Washington — Consumer prices in the United States increased sharply in March, pushing the annual inflation rate to 3.3 percent. The Consumer Price Index (CPI) jumped nearly a full percentage point from February, according to data released by the Bureau of Labor Statistics on Tuesday.
The rise was driven primarily by higher costs in housing and energy, which offset modest declines in food prices. Shelter costs, which include rent and homeowners' equivalent rent, accounted for over half of the monthly increase. Gasoline prices also contributed, rising 1.7 percent after two consecutive months of declines.
Economists had expected a smaller rise, with forecasts centered around a 3.1 percent annual rate. The unexpected acceleration complicates the Federal Reserve's plans to ease interest rate hikes. Fed officials have signaled caution in adjusting monetary policy until inflation shows sustained progress toward their 2 percent target.

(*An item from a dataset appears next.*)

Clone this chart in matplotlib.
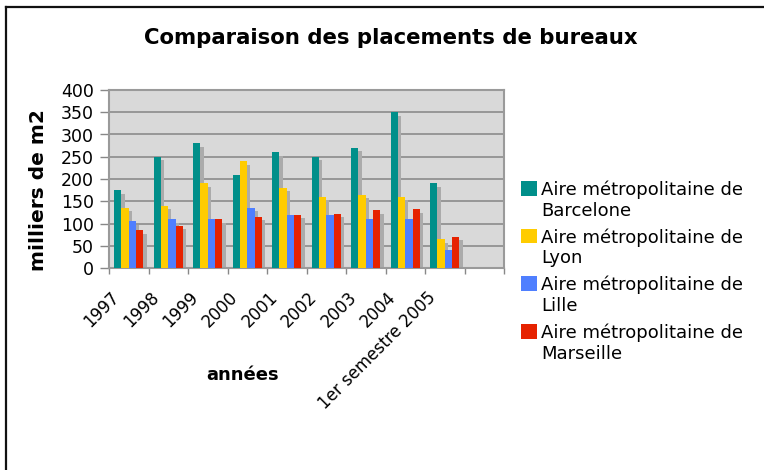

Core inflation, which excludes volatile food and energy prices, held steady at 3.8 percent. This measure remains well above the Fed's comfort zone and suggests underlying price pressures persist despite recent banking sector stress and tighter credit conditions.
Markets reacted cautiously. The 10-year Treasury yield edged up after the report, while the S&P 500 slipped into negative territory. Traders reduced bets on near-term rate cuts, pricing in only a 60 percent chance of a June reduction compared to 75 percent before the data.